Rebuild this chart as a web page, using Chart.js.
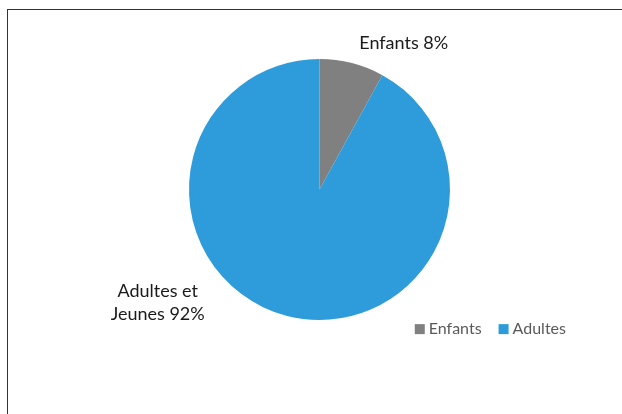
<!DOCTYPE html>
<html>
<head>
<meta charset="utf-8">
<script src="https://cdn.jsdelivr.net/npm/chart.js@4/dist/chart.umd.min.js"></script>
<style>
    html, body { margin: 0; padding: 0; background: #fff; overflow: hidden; }
    #wrap { position: relative; width: 622px; height: 414px; }
    #frame {
        position: absolute; left: 7px; top: 9px;
        width: 700px; height: 500px;
        border: 1.5px solid #333;
    }
    #chart { position: absolute; left: 0; top: 0; }
</style>
</head>
<body>
<div id="wrap">
    <div id="frame"></div>
    <canvas id="chart" width="622" height="414"></canvas>
</div>
<script>
// Chart data
const categories = ["Enfants", "Adultes"];
const sliceLabels = ["Enfants 8%", "Adultes et\nJeunes 92%"];
const shares = [8, 92];
const colors = ["#808080", "#2E9BDA"];

// Label anchors, in pie radii from the centre (x, y, text alignment)
const labelAnchors = [
    { dx: 0.305, dy: -1.125, align: "left" },
    { dx: -1.24, dy: 0.87, align: "center" }
];

// Draws the slice labels next to each arc
const sliceLabelPlugin = {
    id: "sliceLabels",
    afterDatasetsDraw(chart) {
        const ctx = chart.ctx;
        const meta = chart.getDatasetMeta(0);
        ctx.save();
        ctx.font = "18px Lato";
        ctx.fillStyle = "#1a1a1a";
        ctx.textBaseline = "middle";
        meta.data.forEach((arc, i) => {
            const a = labelAnchors[i];
            const x = arc.x + a.dx * arc.outerRadius;
            const y = arc.y + a.dy * arc.outerRadius;
            const lines = sliceLabels[i].split("\n");
            ctx.textAlign = a.align;
            lines.forEach((line, j) => {
                ctx.fillText(line, x, y + (j - (lines.length - 1) / 2) * 23);
            });
        });
        ctx.restore();
    }
};

// Draws the legend at the lower right of the pie
const sideLegendPlugin = {
    id: "sideLegend",
    afterDraw(chart) {
        const ctx = chart.ctx;
        const meta = chart.getDatasetMeta(0);
        const arc = meta.data[0];
        const items = Chart.overrides.pie.plugins.legend.labels.generateLabels(chart);
        ctx.save();
        ctx.font = "16px Lato";
        ctx.textBaseline = "middle";
        ctx.textAlign = "left";
        let x = arc.x + 0.73 * arc.outerRadius;
        const y = arc.y + 1.07 * arc.outerRadius;
        items.forEach(item => {
            ctx.fillStyle = item.fillStyle;
            ctx.fillRect(x, y - 5, 10, 10);
            ctx.fillStyle = "#595959";
            ctx.fillText(item.text, x + 14, y);
            x += 14 + ctx.measureText(item.text).width + 17;
        });
        ctx.restore();
    }
};

const ctx = document.getElementById("chart").getContext("2d");
new Chart(ctx, {
    type: "pie",
    data: {
        labels: categories,
        datasets: [{
            data: shares,
            backgroundColor: colors,
            borderWidth: 0
        }]
    },
    options: {
        responsive: false,
        animation: false,
        layout: {
            padding: { top: 59, bottom: 94, left: 17, right: 0 }
        },
        plugins: {
            legend: { display: false },
            tooltip: { enabled: false }
        }
    },
    plugins: [sliceLabelPlugin, sideLegendPlugin]
});
</script>
</body>
</html>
***
- _What you will do_:
Copy out the listing exactly as it stands, but not the pictures.

- _Expected output_:
Rebuild this chart as a web page, using Chart.js.
<!DOCTYPE html>
<html>
<head>
<meta charset="utf-8">
<script src="https://cdn.jsdelivr.net/npm/chart.js@4/dist/chart.umd.min.js"></script>
<style>
    html, body { margin: 0; padding: 0; background: #fff; overflow: hidden; }
    #wrap { position: relative; width: 622px; height: 414px; }
    #frame {
        position: absolute; left: 7px; top: 9px;
        width: 700px; height: 500px;
        border: 1.5px solid #333;
    }
    #chart { position: absolute; left: 0; top: 0; }
</style>
</head>
<body>
<div id="wrap">
    <div id="frame"></div>
    <canvas id="chart" width="622" height="414"></canvas>
</div>
<script>
// Chart data
const categories = ["Enfants", "Adultes"];
const sliceLabels = ["Enfants 8%", "Adultes et\nJeunes 92%"];
const shares = [8, 92];
const colors = ["#808080", "#2E9BDA"];

// Label anchors, in pie radii from the centre (x, y, text alignment)
const labelAnchors = [
    { dx: 0.305, dy: -1.125, align: "left" },
    { dx: -1.24, dy: 0.87, align: "center" }
];

// Draws the slice labels next to each arc
const sliceLabelPlugin = {
    id: "sliceLabels",
    afterDatasetsDraw(chart) {
        const ctx = chart.ctx;
        const meta = chart.getDatasetMeta(0);
        ctx.save();
        ctx.font = "18px Lato";
        ctx.fillStyle = "#1a1a1a";
        ctx.textBaseline = "middle";
        meta.data.forEach((arc, i) => {
            const a = labelAnchors[i];
            const x = arc.x + a.dx * arc.outerRadius;
            const y = arc.y + a.dy * arc.outerRadius;
            const lines = sliceLabels[i].split("\n");
            ctx.textAlign = a.align;
            lines.forEach((line, j) => {
                ctx.fillText(line, x, y + (j - (lines.length - 1) / 2) * 23);
            });
        });
        ctx.restore();
    }
};

// Draws the legend at the lower right of the pie
const sideLegendPlugin = {
    id: "sideLegend",
    afterDraw(chart) {
        const ctx = chart.ctx;
        const meta = chart.getDatasetMeta(0);
        const arc = meta.data[0];
        const items = Chart.overrides.pie.plugins.legend.labels.generateLabels(chart);
        ctx.save();
        ctx.font = "16px Lato";
        ctx.textBaseline = "middle";
        ctx.textAlign = "left";
        let x = arc.x + 0.73 * arc.outerRadius;
        const y = arc.y + 1.07 * arc.outerRadius;
        items.forEach(item => {
            ctx.fillStyle = item.fillStyle;
            ctx.fillRect(x, y - 5, 10, 10);
            ctx.fillStyle = "#595959";
            ctx.fillText(item.text, x + 14, y);
            x += 14 + ctx.measureText(item.text).width + 17;
        });
        ctx.restore();
    }
};

const ctx = document.getElementById("chart").getContext("2d");
new Chart(ctx, {
    type: "pie",
    data: {
        labels: categories,
        datasets: [{
            data: shares,
            backgroundColor: colors,
            borderWidth: 0
        }]
    },
    options: {
        responsive: false,
        animation: false,
        layout: {
            padding: { top: 59, bottom: 94, left: 17, right: 0 }
        },
        plugins: {
            legend: { display: false },
            tooltip: { enabled: false }
        }
    },
    plugins: [sliceLabelPlugin, sideLegendPlugin]
});
</script>
</body>
</html>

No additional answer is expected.